А вот наши средиземноморские соседи (например носители гаплогруппы G2) освоили виноградарство очень давно, возможно, около 4 тысяч лет назад. Виноградное вино крепостью 12% – это совсем другое вещество, нежели легкое пиво или мед. И за века люди, склонные к беспробудному пьянству, там просто вымерли, не оставив потомства. Поэтому и появление крепких напитков они перенесли легче – употребление крепкого дижестива после еды не влияет особенно сильно на самочувствие человека.

Однако гены генами, но «обычай – деспот меж людей». Большое значение имеет именно пример знаковых личностей, уважаемых в обществе и боготворимых своими фанатами. А также исходное состояние человека перед употреблением алкоголя. Пожив в Испании, Латвии, Финляндии, Литве и, разумеется, в СССР, я убежден – большое значение имеет то, как мы в массе относимся к жизни в трезвом состоянии.

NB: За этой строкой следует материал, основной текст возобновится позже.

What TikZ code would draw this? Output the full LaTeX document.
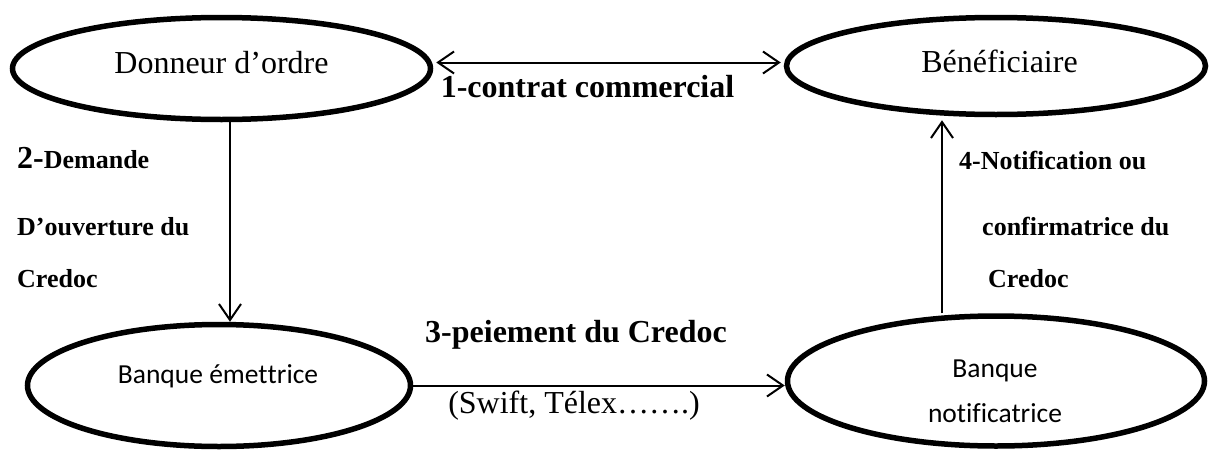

Здесь, на европейском Севере, мы привыкли быть серьезными. Мы видим в каждом или противника (ну, или конкурента), что характерно для России и постсоветских стран, или же контролера-начальника (как в Финляндии). Мы все время думаем о том, как выглядим со стороны, для нас это принципиально важно. Несоответствие образа и реальности ведет к стрессу, который исчезает после нескольких выпитых порций, но вот беда – наша генетика никак не помогает нам останавливаться на этих умеренных порциях. А друг, который закомплексован так же, как и мы, не может предложить нам ничего взамен очередной рюмки.

Мне кажется, что если мы начнем исходить из того, что жизнь – это не бесконечная производственная гонка к смерти под контролем строгого начальства, и научимся быть более открытыми, свободными и раскрепощенными, как те же итальянцы или греки с испанцами, и перестанем слишком серьезно относиться к своему статусу, – то и пить будем меньше. Только для веселья и для вкуса, и не больше того.